The critical points would be when $x'=0$ and $y'=0$:
$$\begin{align}0=x+x^2+y^2\end{align}$$
$$\begin{align}0=y-xy\end{align}$$
From $(1)$ and $(2)$ the critical points would be $(0,0)$ and $(-1,0)$.

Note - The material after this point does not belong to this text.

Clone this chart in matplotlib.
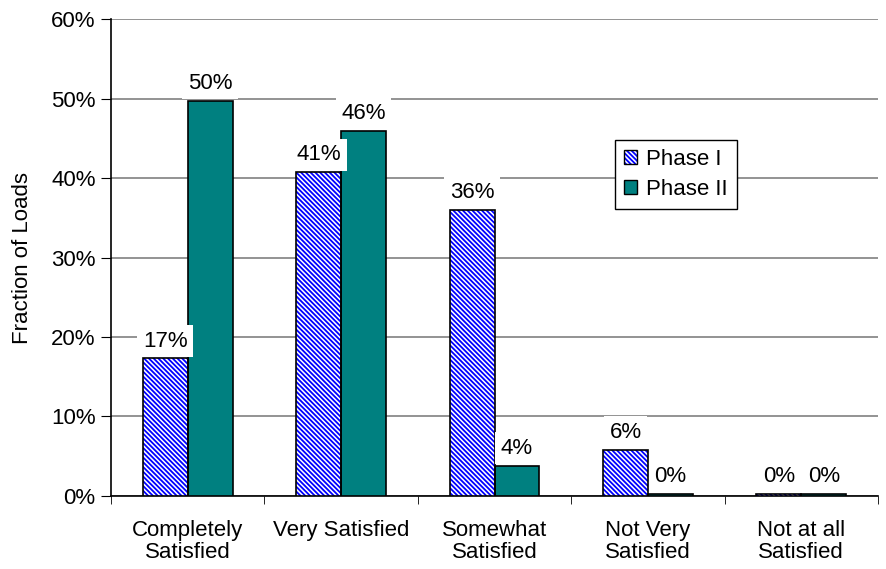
import matplotlib
matplotlib.use("Agg")
import matplotlib.pyplot as plt
import numpy as np
from matplotlib.ticker import FixedLocator, PercentFormatter
from matplotlib.patches import Patch
from matplotlib.legend_handler import HandlerTuple

plt.rcParams['font.family'] = ['Liberation Sans', 'DejaVu Sans']
plt.rcParams['hatch.linewidth'] = 1.3

categories = ["Completely\nSatisfied", "Very Satisfied", "Somewhat\nSatisfied",
              "Not Very\nSatisfied", "Not at all\nSatisfied"]
phase1 = [17.3, 40.7, 36.0, 5.8, 0.3]
phase2 = [49.7, 45.9, 3.8, 0.3, 0.2]
labels1 = ["17%", "41%", "36%", "6%", "0%"]
labels2 = ["50%", "46%", "4%", "0%", "0%"]
yticks = [0, 10, 20, 30, 40, 50, 60]

FS = 16
HATCH_BLUE = '#0000ff'
TEAL = '#008080'
HATCH = '\\\\\\\\\\\\\\'

fig = plt.figure(figsize=(8.86, 5.69), dpi=100)
ax = fig.add_axes([0.1253, 0.1283, 0.991 - 0.1253, 0.9666 - 0.1283])

x = np.arange(len(categories))
w = 0.293
# hatched layer (blue hatch on white)
ax.bar(x - w/2, phase1, w, facecolor='white', edgecolor=HATCH_BLUE,
       hatch=HATCH, linewidth=0, zorder=3)
# outline layer
b1 = ax.bar(x - w/2, phase1, w, facecolor='none', edgecolor='black',
            linewidth=1.2, zorder=3.1)
b2 = ax.bar(x + w/2, phase2, w, facecolor=TEAL, edgecolor='black',
            linewidth=1.2, zorder=3)

for bars, labs in ((b1, labels1), (b2, labels2)):
    for r, t in zip(bars, labs):
        ax.annotate(t, (r.get_x() + r.get_width()/2, r.get_height()),
                    xytext=(0, 5), textcoords='offset points',
                    ha='center', va='bottom', fontsize=FS,
                    bbox=dict(boxstyle='square,pad=0.25', facecolor='white', edgecolor='none'),
                    zorder=4)

ax.set_xlim(-0.5, len(categories) - 0.5)
ax.set_ylim(0, 60)
ax.yaxis.set_major_locator(FixedLocator(yticks))
ax.yaxis.set_major_formatter(PercentFormatter(decimals=0))
ax.grid(axis='y', color='#808080', linewidth=1.2, zorder=0)
ax.set_axisbelow(True)

ax.set_xticks(x)
ax.set_xticklabels(categories, fontsize=FS, linespacing=1.1)
ax.set_xticks(np.arange(len(categories) + 1) - 0.5, minor=True)
ax.tick_params(axis='x', which='major', length=0, pad=17)
ax.tick_params(axis='x', which='minor', length=6, color='black')
ax.tick_params(axis='y', length=7, labelsize=FS, pad=4)

for s in ('top', 'right'):
    ax.spines[s].set_visible(False)
ax.spines['left'].set_linewidth(1.2)
ax.spines['bottom'].set_linewidth(1.2)

ax.set_ylabel('Fraction of Loads', fontsize=FS, labelpad=13)

h1 = (Patch(facecolor='white', edgecolor=HATCH_BLUE, hatch=HATCH, linewidth=0),
      Patch(facecolor='none', edgecolor='black', linewidth=1.0))
h2 = Patch(facecolor=TEAL, edgecolor='black', linewidth=1.0)
leg = ax.legend([h1, h2], ['Phase I', 'Phase II'],
                handler_map={tuple: HandlerTuple(ndivide=1, pad=0)},
                loc='upper left', bbox_to_anchor=(0.657, 0.746), fontsize=FS,
                frameon=True, fancybox=False, edgecolor='black', framealpha=1,
                handlelength=0.6, handleheight=0.6, handletextpad=0.4,
                borderpad=0.4, labelspacing=0.4, borderaxespad=0)
leg.get_frame().set_linewidth(1.0)

fig.savefig('out.png', dpi=100)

The Jacobian matrix would be:
$$\begin{align}J=\begin{pmatrix}F_{x}&F_{y}\\G_{x}&G_{y}\end{pmatrix}=\begin{pmatrix}2x+1&2y\\-y&1-x\end{pmatrix}\end{align}$$
At $(0,0)$:
$$\begin{align}J=\begin{pmatrix}1&0\\0&1\end{pmatrix}\end{align}$$
Since it is a triangular matrix, the eigenvalues would just be the diagonal entries so $r_{1}=r_{2}=1$. This means that $r_{1}=r_{2}>0$ so the nonlinear system would be an unstable proper node or spiral point.
At $(-1,0)$:
$$\begin{align}J=\begin{pmatrix}-1&0\\0&2\end{pmatrix}\end{align}$$
Since it is a triangular matrix, the eigenvalues would just be the diagonal entries so $r_{1}=-1$ and $r_{2}=2$. Since $r_{1}<0<r_{2}$ the nonlinear system would be an unstable saddle point.